Source records:
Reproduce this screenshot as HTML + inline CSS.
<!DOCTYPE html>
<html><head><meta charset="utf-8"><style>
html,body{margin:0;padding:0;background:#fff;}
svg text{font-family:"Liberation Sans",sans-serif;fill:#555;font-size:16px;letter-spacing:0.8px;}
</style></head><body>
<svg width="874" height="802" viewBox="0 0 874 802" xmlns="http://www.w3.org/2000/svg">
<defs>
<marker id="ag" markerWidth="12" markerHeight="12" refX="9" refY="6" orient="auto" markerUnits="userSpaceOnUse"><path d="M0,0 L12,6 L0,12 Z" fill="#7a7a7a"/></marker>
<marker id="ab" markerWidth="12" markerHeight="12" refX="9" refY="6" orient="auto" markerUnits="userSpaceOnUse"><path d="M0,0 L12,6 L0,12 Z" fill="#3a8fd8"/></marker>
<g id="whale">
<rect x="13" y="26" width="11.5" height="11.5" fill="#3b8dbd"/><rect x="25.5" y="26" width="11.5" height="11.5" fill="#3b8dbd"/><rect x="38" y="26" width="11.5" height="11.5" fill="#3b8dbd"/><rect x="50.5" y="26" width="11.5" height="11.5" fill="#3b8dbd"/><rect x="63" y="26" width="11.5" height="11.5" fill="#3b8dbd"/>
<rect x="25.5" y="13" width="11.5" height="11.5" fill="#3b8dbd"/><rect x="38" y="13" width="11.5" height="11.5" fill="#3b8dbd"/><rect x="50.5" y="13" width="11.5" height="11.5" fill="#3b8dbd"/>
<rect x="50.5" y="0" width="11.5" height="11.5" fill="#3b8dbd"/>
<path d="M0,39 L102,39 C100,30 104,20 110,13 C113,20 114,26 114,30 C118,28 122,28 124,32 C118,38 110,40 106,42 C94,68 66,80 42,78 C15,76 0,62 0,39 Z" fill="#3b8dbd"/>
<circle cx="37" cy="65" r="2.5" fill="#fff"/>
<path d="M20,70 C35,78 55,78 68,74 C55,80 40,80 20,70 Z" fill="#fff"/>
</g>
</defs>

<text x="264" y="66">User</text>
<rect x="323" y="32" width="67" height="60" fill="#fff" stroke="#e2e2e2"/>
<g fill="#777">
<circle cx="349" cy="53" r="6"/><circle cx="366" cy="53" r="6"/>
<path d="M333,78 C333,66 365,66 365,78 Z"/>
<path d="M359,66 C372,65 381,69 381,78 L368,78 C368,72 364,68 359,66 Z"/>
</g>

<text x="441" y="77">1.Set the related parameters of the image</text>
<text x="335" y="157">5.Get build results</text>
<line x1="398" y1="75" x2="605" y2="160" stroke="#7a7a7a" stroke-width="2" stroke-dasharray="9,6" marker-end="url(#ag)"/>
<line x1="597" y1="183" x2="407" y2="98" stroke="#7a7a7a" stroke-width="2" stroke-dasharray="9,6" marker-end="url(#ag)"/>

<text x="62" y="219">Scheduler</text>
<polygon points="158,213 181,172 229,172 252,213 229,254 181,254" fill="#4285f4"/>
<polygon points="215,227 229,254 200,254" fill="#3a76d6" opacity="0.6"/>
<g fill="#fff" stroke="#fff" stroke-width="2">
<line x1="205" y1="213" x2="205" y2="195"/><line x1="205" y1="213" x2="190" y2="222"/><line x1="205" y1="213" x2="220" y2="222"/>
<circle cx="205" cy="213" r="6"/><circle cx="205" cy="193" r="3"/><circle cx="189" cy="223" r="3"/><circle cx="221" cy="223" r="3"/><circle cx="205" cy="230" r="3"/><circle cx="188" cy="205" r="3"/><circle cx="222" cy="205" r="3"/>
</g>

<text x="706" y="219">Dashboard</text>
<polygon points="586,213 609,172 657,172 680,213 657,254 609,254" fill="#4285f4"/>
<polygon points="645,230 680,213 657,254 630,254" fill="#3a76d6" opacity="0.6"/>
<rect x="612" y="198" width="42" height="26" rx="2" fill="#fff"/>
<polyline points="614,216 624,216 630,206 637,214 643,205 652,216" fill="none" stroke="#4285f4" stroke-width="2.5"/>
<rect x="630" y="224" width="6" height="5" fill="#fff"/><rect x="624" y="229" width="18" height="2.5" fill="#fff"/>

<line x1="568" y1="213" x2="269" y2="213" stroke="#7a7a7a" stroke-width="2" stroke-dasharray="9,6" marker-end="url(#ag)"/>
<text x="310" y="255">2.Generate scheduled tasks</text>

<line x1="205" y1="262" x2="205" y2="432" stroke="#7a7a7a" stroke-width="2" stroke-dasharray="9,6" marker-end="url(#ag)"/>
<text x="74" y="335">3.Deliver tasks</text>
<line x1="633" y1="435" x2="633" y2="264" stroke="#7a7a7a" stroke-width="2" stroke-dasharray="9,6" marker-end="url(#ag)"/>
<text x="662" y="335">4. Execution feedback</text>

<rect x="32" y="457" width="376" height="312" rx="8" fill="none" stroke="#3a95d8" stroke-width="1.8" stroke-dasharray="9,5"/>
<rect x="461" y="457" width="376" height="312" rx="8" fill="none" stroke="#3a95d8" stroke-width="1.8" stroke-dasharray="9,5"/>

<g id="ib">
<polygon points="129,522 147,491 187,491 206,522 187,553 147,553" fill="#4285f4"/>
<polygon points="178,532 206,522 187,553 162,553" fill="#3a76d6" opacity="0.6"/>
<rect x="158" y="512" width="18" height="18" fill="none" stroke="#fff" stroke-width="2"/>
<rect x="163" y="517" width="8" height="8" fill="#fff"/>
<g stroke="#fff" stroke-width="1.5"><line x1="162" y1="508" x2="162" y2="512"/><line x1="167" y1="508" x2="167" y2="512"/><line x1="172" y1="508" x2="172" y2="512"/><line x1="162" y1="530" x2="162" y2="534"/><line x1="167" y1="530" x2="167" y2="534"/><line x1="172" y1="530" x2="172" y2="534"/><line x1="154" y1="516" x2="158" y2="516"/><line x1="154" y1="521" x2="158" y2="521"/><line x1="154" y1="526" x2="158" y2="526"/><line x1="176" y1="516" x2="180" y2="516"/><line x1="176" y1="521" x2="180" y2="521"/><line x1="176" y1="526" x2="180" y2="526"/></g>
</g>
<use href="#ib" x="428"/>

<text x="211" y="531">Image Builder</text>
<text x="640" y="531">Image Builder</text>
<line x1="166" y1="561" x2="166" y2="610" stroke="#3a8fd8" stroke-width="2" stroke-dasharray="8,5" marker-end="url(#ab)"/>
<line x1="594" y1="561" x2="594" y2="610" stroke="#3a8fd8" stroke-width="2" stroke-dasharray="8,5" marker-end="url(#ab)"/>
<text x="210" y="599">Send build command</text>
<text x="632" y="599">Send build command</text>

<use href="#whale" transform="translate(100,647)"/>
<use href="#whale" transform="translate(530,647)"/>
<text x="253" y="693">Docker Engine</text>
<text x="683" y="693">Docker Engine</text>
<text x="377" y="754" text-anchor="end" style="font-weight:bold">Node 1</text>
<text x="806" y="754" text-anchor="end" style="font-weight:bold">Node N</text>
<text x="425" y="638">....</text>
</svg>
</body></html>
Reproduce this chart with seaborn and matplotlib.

Work to be completed: Copy the material above back out, exactly as written.

Solution to this exercise:
Reproduce this screenshot as HTML + inline CSS.
<!DOCTYPE html>
<html><head><meta charset="utf-8"><style>
html,body{margin:0;padding:0;background:#fff;}
svg text{font-family:"Liberation Sans",sans-serif;fill:#555;font-size:16px;letter-spacing:0.8px;}
</style></head><body>
<svg width="874" height="802" viewBox="0 0 874 802" xmlns="http://www.w3.org/2000/svg">
<defs>
<marker id="ag" markerWidth="12" markerHeight="12" refX="9" refY="6" orient="auto" markerUnits="userSpaceOnUse"><path d="M0,0 L12,6 L0,12 Z" fill="#7a7a7a"/></marker>
<marker id="ab" markerWidth="12" markerHeight="12" refX="9" refY="6" orient="auto" markerUnits="userSpaceOnUse"><path d="M0,0 L12,6 L0,12 Z" fill="#3a8fd8"/></marker>
<g id="whale">
<rect x="13" y="26" width="11.5" height="11.5" fill="#3b8dbd"/><rect x="25.5" y="26" width="11.5" height="11.5" fill="#3b8dbd"/><rect x="38" y="26" width="11.5" height="11.5" fill="#3b8dbd"/><rect x="50.5" y="26" width="11.5" height="11.5" fill="#3b8dbd"/><rect x="63" y="26" width="11.5" height="11.5" fill="#3b8dbd"/>
<rect x="25.5" y="13" width="11.5" height="11.5" fill="#3b8dbd"/><rect x="38" y="13" width="11.5" height="11.5" fill="#3b8dbd"/><rect x="50.5" y="13" width="11.5" height="11.5" fill="#3b8dbd"/>
<rect x="50.5" y="0" width="11.5" height="11.5" fill="#3b8dbd"/>
<path d="M0,39 L102,39 C100,30 104,20 110,13 C113,20 114,26 114,30 C118,28 122,28 124,32 C118,38 110,40 106,42 C94,68 66,80 42,78 C15,76 0,62 0,39 Z" fill="#3b8dbd"/>
<circle cx="37" cy="65" r="2.5" fill="#fff"/>
<path d="M20,70 C35,78 55,78 68,74 C55,80 40,80 20,70 Z" fill="#fff"/>
</g>
</defs>

<text x="264" y="66">User</text>
<rect x="323" y="32" width="67" height="60" fill="#fff" stroke="#e2e2e2"/>
<g fill="#777">
<circle cx="349" cy="53" r="6"/><circle cx="366" cy="53" r="6"/>
<path d="M333,78 C333,66 365,66 365,78 Z"/>
<path d="M359,66 C372,65 381,69 381,78 L368,78 C368,72 364,68 359,66 Z"/>
</g>

<text x="441" y="77">1.Set the related parameters of the image</text>
<text x="335" y="157">5.Get build results</text>
<line x1="398" y1="75" x2="605" y2="160" stroke="#7a7a7a" stroke-width="2" stroke-dasharray="9,6" marker-end="url(#ag)"/>
<line x1="597" y1="183" x2="407" y2="98" stroke="#7a7a7a" stroke-width="2" stroke-dasharray="9,6" marker-end="url(#ag)"/>

<text x="62" y="219">Scheduler</text>
<polygon points="158,213 181,172 229,172 252,213 229,254 181,254" fill="#4285f4"/>
<polygon points="215,227 229,254 200,254" fill="#3a76d6" opacity="0.6"/>
<g fill="#fff" stroke="#fff" stroke-width="2">
<line x1="205" y1="213" x2="205" y2="195"/><line x1="205" y1="213" x2="190" y2="222"/><line x1="205" y1="213" x2="220" y2="222"/>
<circle cx="205" cy="213" r="6"/><circle cx="205" cy="193" r="3"/><circle cx="189" cy="223" r="3"/><circle cx="221" cy="223" r="3"/><circle cx="205" cy="230" r="3"/><circle cx="188" cy="205" r="3"/><circle cx="222" cy="205" r="3"/>
</g>

<text x="706" y="219">Dashboard</text>
<polygon points="586,213 609,172 657,172 680,213 657,254 609,254" fill="#4285f4"/>
<polygon points="645,230 680,213 657,254 630,254" fill="#3a76d6" opacity="0.6"/>
<rect x="612" y="198" width="42" height="26" rx="2" fill="#fff"/>
<polyline points="614,216 624,216 630,206 637,214 643,205 652,216" fill="none" stroke="#4285f4" stroke-width="2.5"/>
<rect x="630" y="224" width="6" height="5" fill="#fff"/><rect x="624" y="229" width="18" height="2.5" fill="#fff"/>

<line x1="568" y1="213" x2="269" y2="213" stroke="#7a7a7a" stroke-width="2" stroke-dasharray="9,6" marker-end="url(#ag)"/>
<text x="310" y="255">2.Generate scheduled tasks</text>

<line x1="205" y1="262" x2="205" y2="432" stroke="#7a7a7a" stroke-width="2" stroke-dasharray="9,6" marker-end="url(#ag)"/>
<text x="74" y="335">3.Deliver tasks</text>
<line x1="633" y1="435" x2="633" y2="264" stroke="#7a7a7a" stroke-width="2" stroke-dasharray="9,6" marker-end="url(#ag)"/>
<text x="662" y="335">4. Execution feedback</text>

<rect x="32" y="457" width="376" height="312" rx="8" fill="none" stroke="#3a95d8" stroke-width="1.8" stroke-dasharray="9,5"/>
<rect x="461" y="457" width="376" height="312" rx="8" fill="none" stroke="#3a95d8" stroke-width="1.8" stroke-dasharray="9,5"/>

<g id="ib">
<polygon points="129,522 147,491 187,491 206,522 187,553 147,553" fill="#4285f4"/>
<polygon points="178,532 206,522 187,553 162,553" fill="#3a76d6" opacity="0.6"/>
<rect x="158" y="512" width="18" height="18" fill="none" stroke="#fff" stroke-width="2"/>
<rect x="163" y="517" width="8" height="8" fill="#fff"/>
<g stroke="#fff" stroke-width="1.5"><line x1="162" y1="508" x2="162" y2="512"/><line x1="167" y1="508" x2="167" y2="512"/><line x1="172" y1="508" x2="172" y2="512"/><line x1="162" y1="530" x2="162" y2="534"/><line x1="167" y1="530" x2="167" y2="534"/><line x1="172" y1="530" x2="172" y2="534"/><line x1="154" y1="516" x2="158" y2="516"/><line x1="154" y1="521" x2="158" y2="521"/><line x1="154" y1="526" x2="158" y2="526"/><line x1="176" y1="516" x2="180" y2="516"/><line x1="176" y1="521" x2="180" y2="521"/><line x1="176" y1="526" x2="180" y2="526"/></g>
</g>
<use href="#ib" x="428"/>

<text x="211" y="531">Image Builder</text>
<text x="640" y="531">Image Builder</text>
<line x1="166" y1="561" x2="166" y2="610" stroke="#3a8fd8" stroke-width="2" stroke-dasharray="8,5" marker-end="url(#ab)"/>
<line x1="594" y1="561" x2="594" y2="610" stroke="#3a8fd8" stroke-width="2" stroke-dasharray="8,5" marker-end="url(#ab)"/>
<text x="210" y="599">Send build command</text>
<text x="632" y="599">Send build command</text>

<use href="#whale" transform="translate(100,647)"/>
<use href="#whale" transform="translate(530,647)"/>
<text x="253" y="693">Docker Engine</text>
<text x="683" y="693">Docker Engine</text>
<text x="377" y="754" text-anchor="end" style="font-weight:bold">Node 1</text>
<text x="806" y="754" text-anchor="end" style="font-weight:bold">Node N</text>
<text x="425" y="638">....</text>
</svg>
</body></html>
Reproduce this chart with seaborn and matplotlib.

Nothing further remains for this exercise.